With that out of the way, I was able to create a generic depaginator for any paginated resource in the Google+ API. First, the relevant types:

type PageToken             = Text
data DepaginationState     = FirstPage |
                             MorePages PageToken |

simpleDepaginator  :: Monad m => (DepaginationState -> m (Maybe ([a], DepaginationState)))
                                 -> Enumerator a m b
simpleDepaginator depaginate = unfoldListM depaginate FirstPage

simpleDepaginator sets up the depagination by initializing the state to being on the first page. The first page is a special case where there is no previous page token. It takes the step as an argument which fetches the next page and mutates the state. Here’s what the generic depagination step looks like:

paginatedState :: (a, Maybe PageToken)
                  -> (a, DepaginationState)
paginatedState (results, token) = (results, maybe NoMorePages MorePages token)

simpleDepaginationStep :: FromJSON a => Integer
                                     -> Ascii 
                                     -> Query 
                                     -> DepaginationState 
                                     -> GooglePlusM (Maybe ([a], DepaginationState))
simpleDepaginationStep perPage pth params FirstPage       = (return . fmap paginatedState) =<< simpleGetFirstPage perPage pth params
simpleDepaginationStep perPage pth params (MorePages tok) = (return . fmap paginatedState) =<< simpleGetPage perPage (Just tok) pth params
simpleDepaginationStep _ _ _ NoMorePages = return Nothing

Simple as can be. All 3 cases of the state are handled. In the first two, there is more data to get and thus an HTTP GET is performed. If we are on page 2 or higher, it includes the token. If there are no more pages, the depagination step returns Nothing, which terminates the stream of data.

paginatedState simply looks at the presence or absence of the current request’s page token to determine if the enumerator should continue requesting pages or not.

Cost/Benefit of this approach

The process of coming up with this abstraction results in a nice way to yield results of the API calls before having gotten all the pages. This is the inherant benefit of designing for the Enumerator interface. The application using the library does not necessarily have to hold all results in memory, nor wait for them all to be fetched to deal with them, nor concern itself with the intricacies of paginating the requests.

Also, using enumerators makes defining non-enumerator interfaces dead simple. You just consume the enumerator:

import qualified Data.Enumerator.List as EL

enumActivities :: PersonID              -- ^ Feed owner ID
                  -> ActivityCollection -- ^ Indicates what type of feed to retrieve
                  -> Maybe Integer      -- ^ Page size.
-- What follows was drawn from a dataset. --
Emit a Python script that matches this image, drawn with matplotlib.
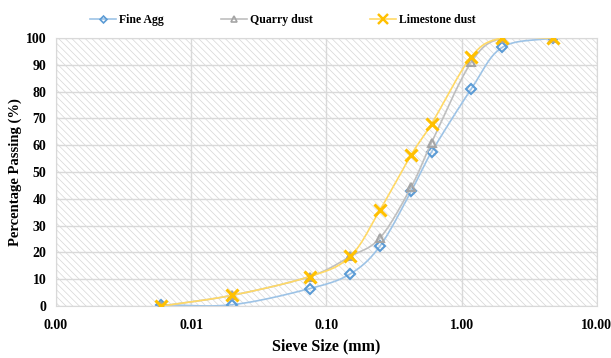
import numpy as np
import matplotlib.pyplot as plt
from matplotlib.patches import Rectangle

# Sieve sizes (mm) and percentage passing
sieve = [0.006, 0.02, 0.075, 0.15, 0.25, 0.425, 0.6, 1.18, 2.0, 4.75]
fine_agg = [0.5, 0.5, 6.5, 12.0, 22.5, 43.0, 57.5, 81.0, 96.5, 100.0]
quarry_dust = [0.0, 4.0, 11.0, 18.5, 25.5, 44.5, 61.0, 91.0, 100.0, 100.0]
limestone_dust = [0.0, 4.0, 11.0, 18.5, 36.0, 56.5, 68.0, 93.0, 100.0, 100.0]

x_ticks = [0.001, 0.01, 0.1, 1, 10]
x_tick_labels = ['0.00', '0.01', '0.10', '1.00', '10.00']
y_ticks = list(range(0, 101, 10))

plt.rcParams['font.family'] = ['Liberation Serif', 'DejaVu Serif']
plt.rcParams['font.weight'] = 'bold'
plt.rcParams['hatch.linewidth'] = 0.5
plt.rcParams['hatch.color'] = '#D6D6D6'


def smooth(xs, ys, n=30):
    # Excel-like smoothed line (Catmull-Rom) drawn in log-x space
    lx = np.log10(xs)
    ys = np.asarray(ys, float)
    px = np.concatenate([[2 * lx[0] - lx[1]], lx, [2 * lx[-1] - lx[-2]]])
    py = np.concatenate([[2 * ys[0] - ys[1]], ys, [2 * ys[-1] - ys[-2]]])
    ox, oy = [], []
    t = np.linspace(0, 1, n)
    for i in range(1, len(px) - 2):
        for p, out in ((px, ox), (py, oy)):
            p0, p1, p2, p3 = p[i - 1], p[i], p[i + 1], p[i + 2]
            out.extend(0.5 * (2 * p1 + (-p0 + p2) * t
                              + (2 * p0 - 5 * p1 + 4 * p2 - p3) * t ** 2
                              + (-p0 + 3 * p1 - 3 * p2 + p3) * t ** 3))
    return 10 ** np.array(ox), np.array(oy)


fig = plt.figure(figsize=(6.11, 3.58), dpi=100)
ax = fig.add_axes([0.0917, 0.145, 0.885, 0.749])

ax.add_patch(Rectangle((0, 0), 1, 1, transform=ax.transAxes, facecolor='white',
                       edgecolor='#D6D6D6', hatch='\\\\\\\\\\', linewidth=0, zorder=0))

series = [
    (fine_agg, 'Fine Agg', '#9DC3E6', '#5B9BD5', 'D', 5, 1.5),
    (quarry_dust, 'Quarry dust', '#BFBFBF', '#A5A5A5', '^', 6, 1.5),
    (limestone_dust, 'Limestone dust', '#FFD966', '#FFC000', 'x', 8, 2.2),
]
for i, (vals, name, lc, mc, mk, ms, mew) in enumerate(series):
    sx, sy = smooth(sieve, vals)
    ax.plot(sx, sy, color=lc, linewidth=1.2, zorder=2 + i)
    ax.plot(sieve, vals, linestyle='none', marker=mk, markersize=ms,
            markerfacecolor='none', markeredgecolor=mc, markeredgewidth=mew, zorder=2 + i)
    ax.plot([], [], color=lc, linewidth=1.2, marker=mk, markersize=ms - 1.5,
            markerfacecolor='none', markeredgecolor=mc, markeredgewidth=mew * 0.8, label=name)

ax.set_xscale('log')
ax.set_xlim(0.001, 10)
ax.set_ylim(0, 100)
ax.set_xticks(x_ticks)
ax.set_xticklabels(x_tick_labels)
ax.minorticks_off()
ax.set_yticks(y_ticks)
ax.tick_params(length=0, labelsize=10)
ax.tick_params(axis='x', pad=9)
ax.tick_params(axis='y', pad=7)
ax.grid(True, color='#D9D9D9', linewidth=1.0, zorder=1)
ax.set_axisbelow(True)
for s in ax.spines.values():
    s.set_color('#D9D9D9')

ax.set_xlabel('Sieve Size (mm)', fontsize=11.5, fontweight='bold', labelpad=5)
ax.set_ylabel('Percentage Passing (%)', fontsize=10.5, fontweight='bold', labelpad=3)

fig.legend(loc='upper center', bbox_to_anchor=(0.463, 0.99), ncol=3, frameon=False,
           fontsize=8.5, columnspacing=4.8, handlelength=2.2, handletextpad=0.3)

fig.savefig('out.png', dpi=100)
Should be between 1 and 100. Defualt 20
                  -> Enumerator Activity GooglePlusM b
enumActivities pid coll perPage = simpleDepaginator depaginate
  where depaginate = -- ...

getActivities :: PersonID              -- ^ Feed owner ID
                 -> ActivityCollection -- ^ Indicates what type of feed to retrieve
                 -> GooglePlusM [Activity]
getActivities pid coll = run_ $ enumActivities pid coll (Just 100) $$ EL.consume

getActivities will then consume pages of 100 activities at a time (the maximum) and will not yield a result until it hits the end. If the user wants to do something quick and dirty, just slurping the entire resource without having to worry about enumerators is an attractive option.

The main fault I can see with using unfoldM is that it can be lossy and can send some false signals if you use it on an API which may change its data format at any time. For instance, I’ve coded my datatypes against the Google+ specs and I’m fairly confident I’ve gotten all the fields right. This includes handling fields which may possibly be absent such as email addresses, URLs, etc. However, because unfoldM is terminated with a Nothing, a fatal parse error to the consumer is indistinguishable from hitting the last page, it terminates the stream and says nothing more. If the resource you are consuming is more error prone than most, it may be a good idea to roll your own unfoldM which uses Either to distinguish between normal termination and termination due to error.

Overall I really like this pattern and will probably use it on any future web API projects I do that require consuming a paginated resource.